» **Stated task**
Please transcribe the records precisely; pictures stay out of your copy.

-------- Supplied entries

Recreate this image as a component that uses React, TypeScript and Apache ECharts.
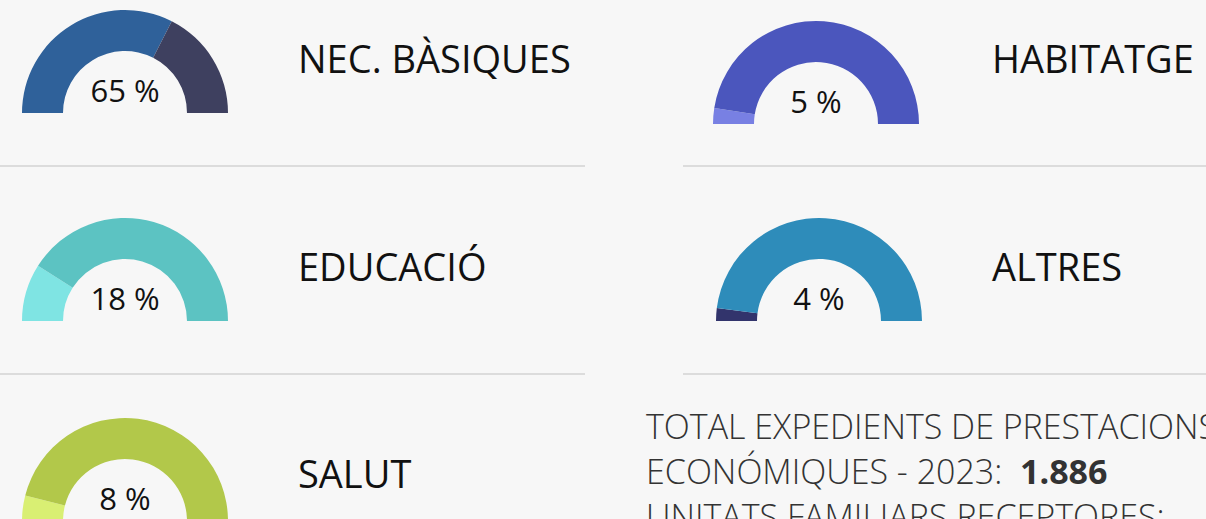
import React, { useEffect, useRef } from "react";
import * as echarts from "echarts";

const categories = ["NEC. BÀSIQUES", "HABITATGE", "EDUCACIÓ", "ALTRES", "SALUT"];
const percentages = [65, 5, 18, 4, 8];
const totalLines = ["TOTAL EXPEDIENTS DE PRESTACIONS", "ECONÓMIQUES - 2023:  ", "UNITATS FAMILIARS RECEPTORES:"];
const totalValue = "1.886";

const pctColors = ["#2f619a", "#7880e3", "#7fe4e3", "#32346c", "#d9ef73"];
const restColors = ["#3e405f", "#4b56bd", "#5cc3c2", "#2e8cba", "#b2c84a"];
const centers = [[125, 113], [816, 124], [125, 321], [819, 321], [125, 521]];
const labelPos = [[298, 58], [992, 58], [298, 266], [992, 266], [298, 473]];

const FONT = "'Open Sans', sans-serif";

export default function App() {
  const ref = useRef<HTMLDivElement>(null);
  useEffect(() => {
    const chart = echarts.init(ref.current!, null, { renderer: "svg" });
    const series = percentages.map((p, i) => ({
      type: "pie",
      center: centers[i],
      radius: [62, 103],
      startAngle: 180,
      endAngle: 0,
      clockwise: true,
      silent: true,
      label: { show: false },
      labelLine: { show: false },
      itemStyle: { borderWidth: 0 },
      emphasis: { disabled: true },
      data: [
        { value: p, name: categories[i] + " %", itemStyle: { color: pctColors[i] } },
        { value: 100 - p, name: categories[i] + " resta", itemStyle: { color: restColors[i] } },
      ],
    }));
    const graphics: any[] = [];
    percentages.forEach((p, i) => {
      graphics.push({
        type: "text",
        x: centers[i][0],
        y: centers[i][1] - 23,
        style: {
          text: p + " %",
          fill: "#111",
          font: `400 31px ${FONT}`,
          textAlign: "center",
          textVerticalAlign: "middle",
        },
      });
      graphics.push({
        type: "text",
        x: labelPos[i][0],
        y: labelPos[i][1],
        style: {
          text: categories[i],
          fill: "#111",
          font: `400 38px ${FONT}`,
          textAlign: "left",
          textVerticalAlign: "middle",
        },
      });
    });
    [165, 373].forEach((y) => {
      graphics.push({ type: "rect", shape: { x: 0, y, width: 585, height: 2 }, style: { fill: "#dcdcdc" } });
      graphics.push({ type: "rect", shape: { x: 683, y, width: 523, height: 2 }, style: { fill: "#dcdcdc" } });
    });
    graphics.push({
      type: "text",
      x: 646,
      y: 426,
      style: { text: totalLines[0], fill: "#333", font: `300 34px ${FONT}`, textVerticalAlign: "middle" },
    });
    graphics.push({
      type: "text",
      x: 646,
      y: 471,
      style: {
        text: totalLines[1] + "{b|" + totalValue + "}",
        fill: "#333",
        font: `300 34px ${FONT}`,
        textVerticalAlign: "middle",
        rich: { b: { fontFamily: "Open Sans", fontWeight: 700, fontSize: 34, fill: "#333" } },
      },
    });
    graphics.push({
      type: "text",
      x: 646,
      y: 516,
      style: { text: totalLines[2], fill: "#333", font: `300 34px ${FONT}`, textVerticalAlign: "middle" },
    });
    chart.setOption({
      animation: false,
      backgroundColor: "#f7f7f7",
      series,
      graphic: graphics,
    });
    return () => chart.dispose();
  }, []);
  return (
    <div
      ref={ref}
      style={{ position: "fixed", left: 0, top: 0, width: 1206, height: 519, background: "#f7f7f7" }}
    />
  );
}
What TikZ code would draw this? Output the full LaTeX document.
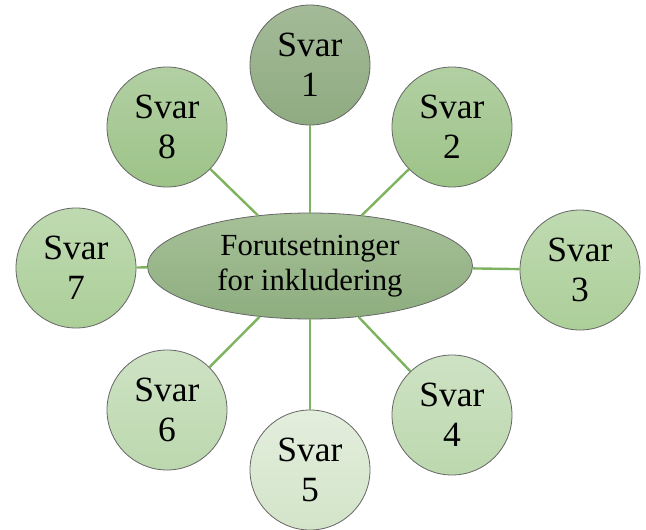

----------------

» **Written answer**
Recreate this image as a component that uses React, TypeScript and Apache ECharts.
import React, { useEffect, useRef } from "react";
import * as echarts from "echarts";

const categories = ["NEC. BÀSIQUES", "HABITATGE", "EDUCACIÓ", "ALTRES", "SALUT"];
const percentages = [65, 5, 18, 4, 8];
const totalLines = ["TOTAL EXPEDIENTS DE PRESTACIONS", "ECONÓMIQUES - 2023:  ", "UNITATS FAMILIARS RECEPTORES:"];
const totalValue = "1.886";

const pctColors = ["#2f619a", "#7880e3", "#7fe4e3", "#32346c", "#d9ef73"];
const restColors = ["#3e405f", "#4b56bd", "#5cc3c2", "#2e8cba", "#b2c84a"];
const centers = [[125, 113], [816, 124], [125, 321], [819, 321], [125, 521]];
const labelPos = [[298, 58], [992, 58], [298, 266], [992, 266], [298, 473]];

const FONT = "'Open Sans', sans-serif";

export default function App() {
  const ref = useRef<HTMLDivElement>(null);
  useEffect(() => {
    const chart = echarts.init(ref.current!, null, { renderer: "svg" });
    const series = percentages.map((p, i) => ({
      type: "pie",
      center: centers[i],
      radius: [62, 103],
      startAngle: 180,
      endAngle: 0,
      clockwise: true,
      silent: true,
      label: { show: false },
      labelLine: { show: false },
      itemStyle: { borderWidth: 0 },
      emphasis: { disabled: true },
      data: [
        { value: p, name: categories[i] + " %", itemStyle: { color: pctColors[i] } },
        { value: 100 - p, name: categories[i] + " resta", itemStyle: { color: restColors[i] } },
      ],
    }));
    const graphics: any[] = [];
    percentages.forEach((p, i) => {
      graphics.push({
        type: "text",
        x: centers[i][0],
        y: centers[i][1] - 23,
        style: {
          text: p + " %",
          fill: "#111",
          font: `400 31px ${FONT}`,
          textAlign: "center",
          textVerticalAlign: "middle",
        },
      });
      graphics.push({
        type: "text",
        x: labelPos[i][0],
        y: labelPos[i][1],
        style: {
          text: categories[i],
          fill: "#111",
          font: `400 38px ${FONT}`,
          textAlign: "left",
          textVerticalAlign: "middle",
        },
      });
    });
    [165, 373].forEach((y) => {
      graphics.push({ type: "rect", shape: { x: 0, y, width: 585, height: 2 }, style: { fill: "#dcdcdc" } });
      graphics.push({ type: "rect", shape: { x: 683, y, width: 523, height: 2 }, style: { fill: "#dcdcdc" } });
    });
    graphics.push({
      type: "text",
      x: 646,
      y: 426,
      style: { text: totalLines[0], fill: "#333", font: `300 34px ${FONT}`, textVerticalAlign: "middle" },
    });
    graphics.push({
      type: "text",
      x: 646,
      y: 471,
      style: {
        text: totalLines[1] + "{b|" + totalValue + "}",
        fill: "#333",
        font: `300 34px ${FONT}`,
        textVerticalAlign: "middle",
        rich: { b: { fontFamily: "Open Sans", fontWeight: 700, fontSize: 34, fill: "#333" } },
      },
    });
    graphics.push({
      type: "text",
      x: 646,
      y: 516,
      style: { text: totalLines[2], fill: "#333", font: `300 34px ${FONT}`, textVerticalAlign: "middle" },
    });
    chart.setOption({
      animation: false,
      backgroundColor: "#f7f7f7",
      series,
      graphic: graphics,
    });
    return () => chart.dispose();
  }, []);
  return (
    <div
      ref={ref}
      style={{ position: "fixed", left: 0, top: 0, width: 1206, height: 519, background: "#f7f7f7" }}
    />
  );
}
What TikZ code would draw this? Output the full LaTeX document.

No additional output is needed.